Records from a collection

================

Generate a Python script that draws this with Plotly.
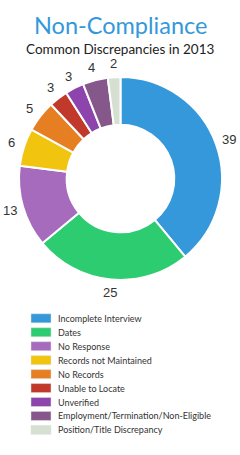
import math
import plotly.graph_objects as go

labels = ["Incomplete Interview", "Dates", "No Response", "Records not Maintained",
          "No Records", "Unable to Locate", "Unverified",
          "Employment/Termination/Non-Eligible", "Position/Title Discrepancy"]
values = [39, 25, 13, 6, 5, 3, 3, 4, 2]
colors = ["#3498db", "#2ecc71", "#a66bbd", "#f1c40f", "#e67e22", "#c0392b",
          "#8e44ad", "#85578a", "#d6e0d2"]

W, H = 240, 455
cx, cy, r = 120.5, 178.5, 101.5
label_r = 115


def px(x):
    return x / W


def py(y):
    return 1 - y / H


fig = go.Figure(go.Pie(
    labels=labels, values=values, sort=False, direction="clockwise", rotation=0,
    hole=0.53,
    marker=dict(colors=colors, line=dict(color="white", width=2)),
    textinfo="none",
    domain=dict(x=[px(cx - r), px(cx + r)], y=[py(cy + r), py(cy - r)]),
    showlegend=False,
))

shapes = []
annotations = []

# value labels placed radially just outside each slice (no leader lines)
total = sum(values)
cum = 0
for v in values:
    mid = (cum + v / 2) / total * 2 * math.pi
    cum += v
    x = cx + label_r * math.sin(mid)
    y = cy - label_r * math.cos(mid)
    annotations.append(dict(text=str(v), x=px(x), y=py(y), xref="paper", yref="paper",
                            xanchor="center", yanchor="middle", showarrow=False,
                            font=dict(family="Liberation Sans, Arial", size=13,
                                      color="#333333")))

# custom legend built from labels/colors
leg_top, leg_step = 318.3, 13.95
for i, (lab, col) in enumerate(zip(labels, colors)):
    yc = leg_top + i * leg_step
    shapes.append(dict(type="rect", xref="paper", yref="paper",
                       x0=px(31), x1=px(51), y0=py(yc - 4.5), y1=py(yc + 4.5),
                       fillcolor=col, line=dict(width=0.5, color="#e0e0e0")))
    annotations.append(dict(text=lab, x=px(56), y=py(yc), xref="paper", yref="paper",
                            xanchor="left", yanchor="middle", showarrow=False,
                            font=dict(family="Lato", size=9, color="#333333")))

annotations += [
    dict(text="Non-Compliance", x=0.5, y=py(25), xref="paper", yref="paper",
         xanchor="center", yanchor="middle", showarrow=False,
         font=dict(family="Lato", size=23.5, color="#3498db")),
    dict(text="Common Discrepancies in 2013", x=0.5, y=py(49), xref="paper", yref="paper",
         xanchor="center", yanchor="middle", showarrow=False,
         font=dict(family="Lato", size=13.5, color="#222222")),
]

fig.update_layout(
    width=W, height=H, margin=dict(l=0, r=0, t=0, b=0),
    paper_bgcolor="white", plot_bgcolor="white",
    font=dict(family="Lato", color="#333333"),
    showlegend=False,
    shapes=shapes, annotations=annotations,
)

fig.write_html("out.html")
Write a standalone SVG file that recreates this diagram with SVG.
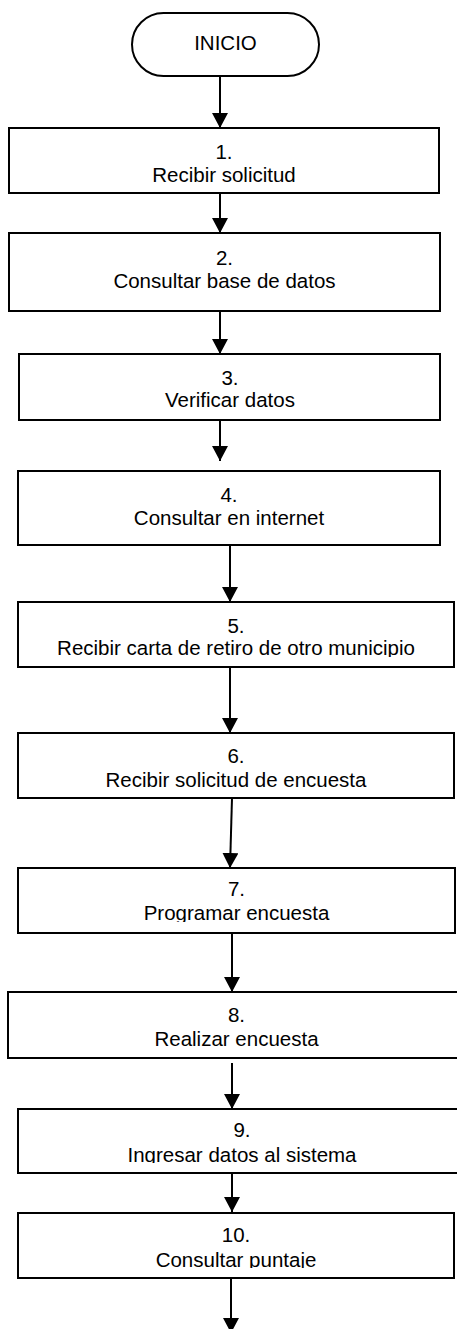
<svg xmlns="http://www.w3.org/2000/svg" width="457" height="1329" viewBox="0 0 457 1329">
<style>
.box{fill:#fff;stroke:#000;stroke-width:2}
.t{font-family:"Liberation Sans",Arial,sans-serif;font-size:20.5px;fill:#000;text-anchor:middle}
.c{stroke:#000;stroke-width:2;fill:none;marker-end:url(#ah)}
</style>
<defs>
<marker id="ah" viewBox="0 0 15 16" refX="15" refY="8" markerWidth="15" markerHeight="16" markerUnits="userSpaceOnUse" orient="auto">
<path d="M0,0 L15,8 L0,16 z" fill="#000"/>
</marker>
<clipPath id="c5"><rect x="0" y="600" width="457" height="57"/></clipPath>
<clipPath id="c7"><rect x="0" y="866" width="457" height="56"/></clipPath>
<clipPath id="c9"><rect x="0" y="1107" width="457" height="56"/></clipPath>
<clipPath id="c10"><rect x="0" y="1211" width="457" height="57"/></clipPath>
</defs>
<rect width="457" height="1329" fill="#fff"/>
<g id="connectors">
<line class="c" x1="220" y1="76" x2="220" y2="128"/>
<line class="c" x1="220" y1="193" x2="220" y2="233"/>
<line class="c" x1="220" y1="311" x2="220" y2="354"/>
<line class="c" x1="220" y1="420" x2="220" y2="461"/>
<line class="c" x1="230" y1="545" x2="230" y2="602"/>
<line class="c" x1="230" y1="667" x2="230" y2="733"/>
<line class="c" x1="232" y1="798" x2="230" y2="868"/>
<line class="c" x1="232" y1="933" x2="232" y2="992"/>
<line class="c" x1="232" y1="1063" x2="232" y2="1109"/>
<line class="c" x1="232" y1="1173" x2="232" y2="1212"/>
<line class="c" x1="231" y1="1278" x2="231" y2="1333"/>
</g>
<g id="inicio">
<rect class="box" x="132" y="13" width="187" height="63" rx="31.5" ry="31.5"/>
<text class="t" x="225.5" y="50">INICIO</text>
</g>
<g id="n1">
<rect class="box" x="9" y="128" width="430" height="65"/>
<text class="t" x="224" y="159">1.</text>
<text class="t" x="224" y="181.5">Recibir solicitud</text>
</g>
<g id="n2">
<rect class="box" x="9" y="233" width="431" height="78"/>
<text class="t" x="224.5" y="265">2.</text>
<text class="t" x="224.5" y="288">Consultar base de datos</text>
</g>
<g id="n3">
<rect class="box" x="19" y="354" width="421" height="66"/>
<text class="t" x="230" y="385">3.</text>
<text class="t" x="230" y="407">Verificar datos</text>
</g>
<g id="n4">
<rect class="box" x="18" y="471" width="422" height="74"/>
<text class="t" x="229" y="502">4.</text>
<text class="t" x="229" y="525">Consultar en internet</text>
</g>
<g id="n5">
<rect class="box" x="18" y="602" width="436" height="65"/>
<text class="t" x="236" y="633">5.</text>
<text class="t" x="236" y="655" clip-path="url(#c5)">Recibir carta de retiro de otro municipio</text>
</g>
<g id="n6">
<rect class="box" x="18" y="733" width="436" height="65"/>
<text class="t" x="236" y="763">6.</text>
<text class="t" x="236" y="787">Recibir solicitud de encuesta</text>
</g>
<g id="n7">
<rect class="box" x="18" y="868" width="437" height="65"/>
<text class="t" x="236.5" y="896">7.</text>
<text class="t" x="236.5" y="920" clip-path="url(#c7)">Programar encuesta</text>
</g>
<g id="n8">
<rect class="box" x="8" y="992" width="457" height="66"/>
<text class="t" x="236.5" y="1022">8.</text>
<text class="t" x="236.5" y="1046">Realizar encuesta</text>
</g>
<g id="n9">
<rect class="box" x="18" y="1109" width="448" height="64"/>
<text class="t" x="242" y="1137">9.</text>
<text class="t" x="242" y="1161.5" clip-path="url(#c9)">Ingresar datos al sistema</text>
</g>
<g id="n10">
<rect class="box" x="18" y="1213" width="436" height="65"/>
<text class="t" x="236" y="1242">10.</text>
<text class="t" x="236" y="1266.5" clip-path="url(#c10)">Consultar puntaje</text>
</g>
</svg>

================

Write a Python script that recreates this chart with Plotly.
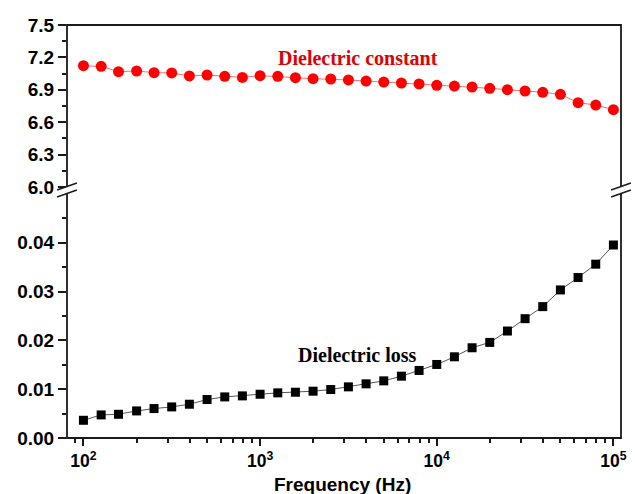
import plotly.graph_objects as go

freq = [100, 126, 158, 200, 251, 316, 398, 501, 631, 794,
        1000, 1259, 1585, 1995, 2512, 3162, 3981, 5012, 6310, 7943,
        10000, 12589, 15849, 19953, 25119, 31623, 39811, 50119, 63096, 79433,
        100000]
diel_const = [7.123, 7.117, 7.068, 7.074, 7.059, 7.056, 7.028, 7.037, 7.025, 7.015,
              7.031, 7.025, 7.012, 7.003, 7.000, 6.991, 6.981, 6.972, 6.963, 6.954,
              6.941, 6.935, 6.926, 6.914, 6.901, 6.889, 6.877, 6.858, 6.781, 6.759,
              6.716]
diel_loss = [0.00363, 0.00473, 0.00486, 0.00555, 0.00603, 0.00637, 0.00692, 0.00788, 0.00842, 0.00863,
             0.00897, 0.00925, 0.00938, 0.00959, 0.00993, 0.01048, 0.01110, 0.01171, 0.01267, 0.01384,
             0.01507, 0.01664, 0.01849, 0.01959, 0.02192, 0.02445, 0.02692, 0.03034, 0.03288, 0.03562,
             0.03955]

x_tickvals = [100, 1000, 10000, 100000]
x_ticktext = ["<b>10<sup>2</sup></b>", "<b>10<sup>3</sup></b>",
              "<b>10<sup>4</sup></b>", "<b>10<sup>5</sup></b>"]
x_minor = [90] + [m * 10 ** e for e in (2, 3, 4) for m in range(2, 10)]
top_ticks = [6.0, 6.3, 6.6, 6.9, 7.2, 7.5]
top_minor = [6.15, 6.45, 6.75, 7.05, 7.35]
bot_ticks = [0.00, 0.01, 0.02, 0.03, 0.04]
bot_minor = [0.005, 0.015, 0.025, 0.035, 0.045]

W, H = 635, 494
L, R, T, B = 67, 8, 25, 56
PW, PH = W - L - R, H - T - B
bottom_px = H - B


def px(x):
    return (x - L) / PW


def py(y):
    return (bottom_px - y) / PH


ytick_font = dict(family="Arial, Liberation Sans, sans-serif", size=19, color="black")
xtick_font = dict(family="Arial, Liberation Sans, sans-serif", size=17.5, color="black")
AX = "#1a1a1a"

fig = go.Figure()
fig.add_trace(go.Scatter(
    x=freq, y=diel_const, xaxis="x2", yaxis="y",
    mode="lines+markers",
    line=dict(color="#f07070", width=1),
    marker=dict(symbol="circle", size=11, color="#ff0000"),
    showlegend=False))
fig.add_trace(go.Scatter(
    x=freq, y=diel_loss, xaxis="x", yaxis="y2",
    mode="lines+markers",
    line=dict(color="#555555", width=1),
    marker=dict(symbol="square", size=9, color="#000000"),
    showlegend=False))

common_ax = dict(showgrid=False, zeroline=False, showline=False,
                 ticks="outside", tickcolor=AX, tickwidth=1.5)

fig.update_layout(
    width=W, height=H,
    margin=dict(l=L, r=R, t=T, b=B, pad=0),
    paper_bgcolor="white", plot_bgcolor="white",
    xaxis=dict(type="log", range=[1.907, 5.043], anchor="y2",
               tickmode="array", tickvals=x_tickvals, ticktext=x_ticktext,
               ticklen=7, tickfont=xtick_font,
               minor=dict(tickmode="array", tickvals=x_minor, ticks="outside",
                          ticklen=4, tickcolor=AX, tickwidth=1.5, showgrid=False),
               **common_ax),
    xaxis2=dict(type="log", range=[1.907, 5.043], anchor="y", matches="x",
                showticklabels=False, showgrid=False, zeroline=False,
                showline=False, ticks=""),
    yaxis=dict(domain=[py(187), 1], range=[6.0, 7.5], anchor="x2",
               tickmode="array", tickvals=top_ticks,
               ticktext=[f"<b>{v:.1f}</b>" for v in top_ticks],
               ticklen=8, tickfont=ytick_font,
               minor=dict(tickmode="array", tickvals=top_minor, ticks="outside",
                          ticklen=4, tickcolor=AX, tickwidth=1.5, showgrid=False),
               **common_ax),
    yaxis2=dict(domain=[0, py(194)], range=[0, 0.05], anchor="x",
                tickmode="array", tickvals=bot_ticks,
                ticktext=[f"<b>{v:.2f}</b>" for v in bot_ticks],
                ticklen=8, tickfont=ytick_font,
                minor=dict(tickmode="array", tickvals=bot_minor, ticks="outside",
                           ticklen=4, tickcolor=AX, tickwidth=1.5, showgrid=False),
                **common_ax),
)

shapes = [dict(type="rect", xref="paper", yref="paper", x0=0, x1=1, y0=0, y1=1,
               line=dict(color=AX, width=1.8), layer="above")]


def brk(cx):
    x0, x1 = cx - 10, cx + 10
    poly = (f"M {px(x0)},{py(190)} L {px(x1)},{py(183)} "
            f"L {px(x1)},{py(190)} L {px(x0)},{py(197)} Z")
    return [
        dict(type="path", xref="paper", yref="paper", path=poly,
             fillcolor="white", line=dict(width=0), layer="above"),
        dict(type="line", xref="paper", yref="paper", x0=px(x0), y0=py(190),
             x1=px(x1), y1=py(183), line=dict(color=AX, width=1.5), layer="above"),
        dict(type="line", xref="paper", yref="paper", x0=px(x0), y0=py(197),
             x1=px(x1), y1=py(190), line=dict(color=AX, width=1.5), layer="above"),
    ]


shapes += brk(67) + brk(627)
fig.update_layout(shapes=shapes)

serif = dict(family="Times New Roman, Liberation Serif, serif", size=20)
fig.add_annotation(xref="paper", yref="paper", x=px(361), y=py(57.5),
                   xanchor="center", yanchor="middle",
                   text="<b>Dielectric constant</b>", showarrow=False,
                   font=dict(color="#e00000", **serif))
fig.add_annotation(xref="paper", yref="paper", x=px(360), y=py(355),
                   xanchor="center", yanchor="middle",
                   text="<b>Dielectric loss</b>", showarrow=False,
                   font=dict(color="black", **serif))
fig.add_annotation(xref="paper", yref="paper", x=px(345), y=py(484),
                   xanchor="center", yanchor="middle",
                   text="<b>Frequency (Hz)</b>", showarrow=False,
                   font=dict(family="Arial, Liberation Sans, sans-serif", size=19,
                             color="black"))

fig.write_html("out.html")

================

**WORK TO DO**. Extract every line of the records above that contains the word "Python".

**EXERCISE RESULT**.
Generate a Python script that draws this with Plotly.
Write a Python script that recreates this chart with Plotly.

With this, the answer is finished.